E lá partimos no carro cheio de comida e gargalhadas (no meu intimo eu gostava mesmo de encontrar um policia pelo caminho) até casa do Leroy onde repartimos os bens pelos três: as coisas do Sandro ficaram num frigorífico velho que o Leroy tinha no piso térreo da sua casa. Eu continuava adorar: apesar de jovens, já não tínhamos idade nem necessidade daquilo o que só tornava a coisa mais divertida!

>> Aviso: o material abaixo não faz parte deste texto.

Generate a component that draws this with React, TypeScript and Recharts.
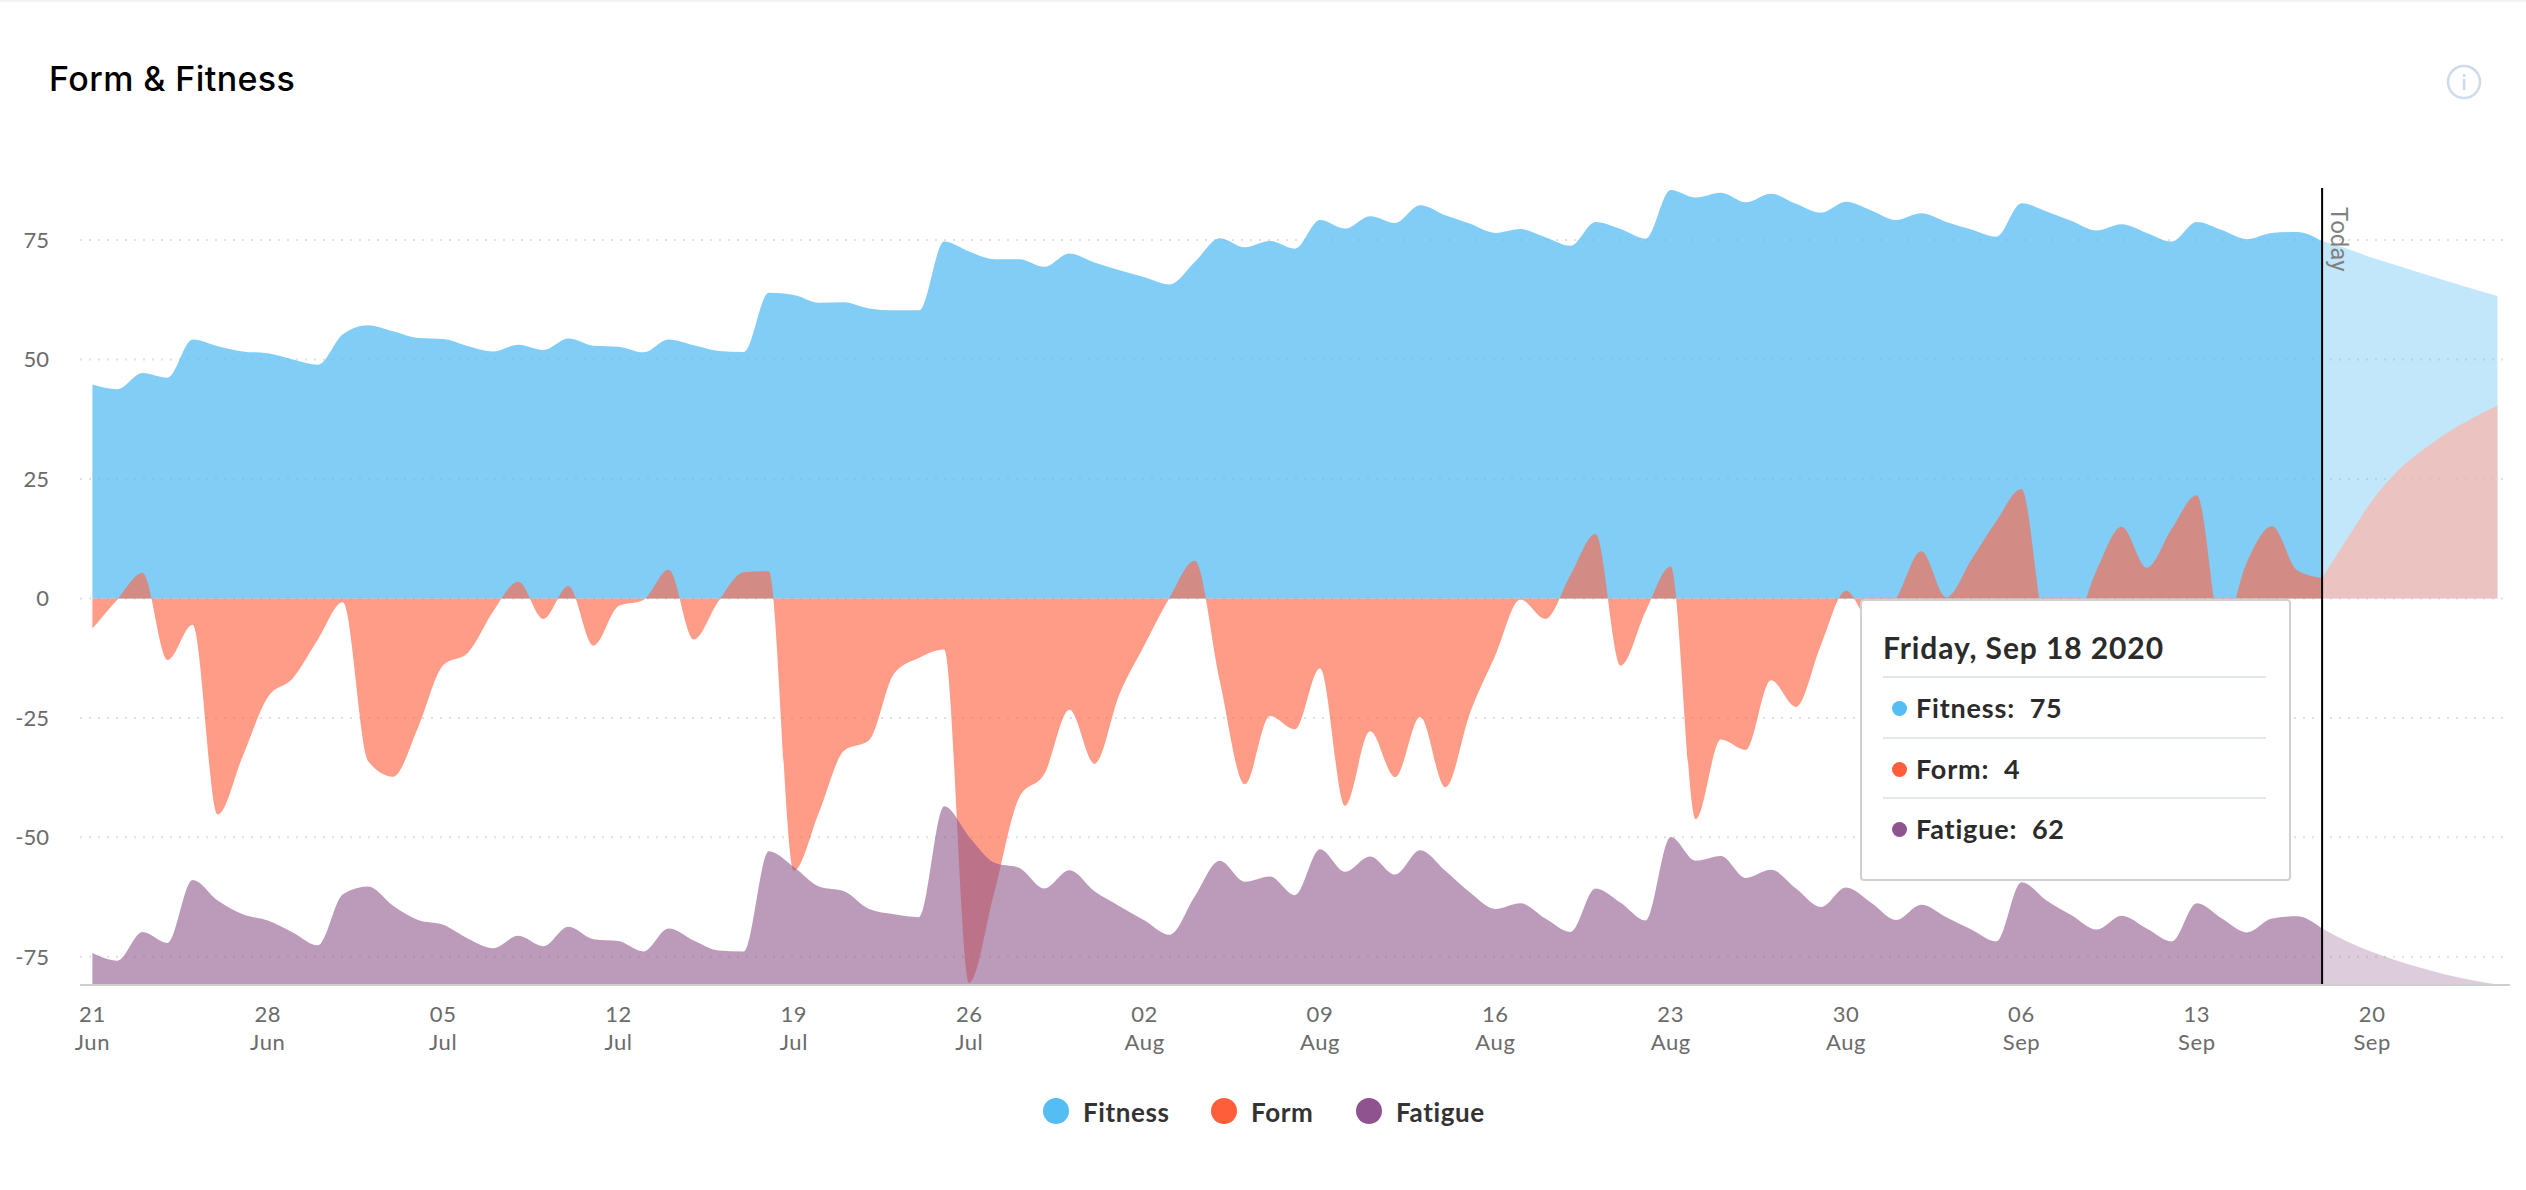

Resultado do furto por pessoa: cento e vinte e tal iogurtes; duas paletes de leite com chocolate; outras tantas de leite branco; uns cinquenta pães-de-leite; pilhas de copos e pratos de plástico; fruta (eu apenas quis ficar com algumas bananas); umas trinta doses de manteiga e outras de doce…
Andei a distribuir leite e iogurte pelos vizinhos o que não impediu que tivesse andado a cagar pães-de-leite com doce, leite achocolatado e iogurtes durante umas três semanas numa corrida contra o tempo para rentabilizar o roubou o conseguir ingerir tudo dentro do prazo de validade!
O meu pai, sempre defensor da moral e dos bons costumes, de início mostrou-se desagradado comigo (afinal acabava de descobr que o filho era um ladrão), mas quando lhe disse que se calhar a manteiga e o pão eram demais, lá foi capaz de dizer ‘Deixa estar: isso pode-se aproveitar… a gente come.’ Pois é…
Na terça-feira seguinte o Leroy e eu encontrámo-nos com o Sandro à beira de uma estrada próximo de sua casa para transferir a parte dele para o seu carro.

Sem este episódio a Gymnaestrada 2003 teria sido divertida? Claro que sim, mas não seria a mesma coisa! Até porque de tudo o que se passou nessa semana, este foi dos poucos episódios que ficou gravado na minha memória.
A operação foi de tal forma bem planeada que, à excepção do Leroy, não voltei a ver os restantes membros da quadrilha nem encetámos qualquer contacto. O que se passou na Herculano de Carvalho ficou na Herculano de Carvalho, e a Herculano de Carvalho já não existe, tal como tudo aquilo que aqui foi relatado alguma vez existiu. Até os nomes foram inventados (afinal, quem é que se chama Leroy?!)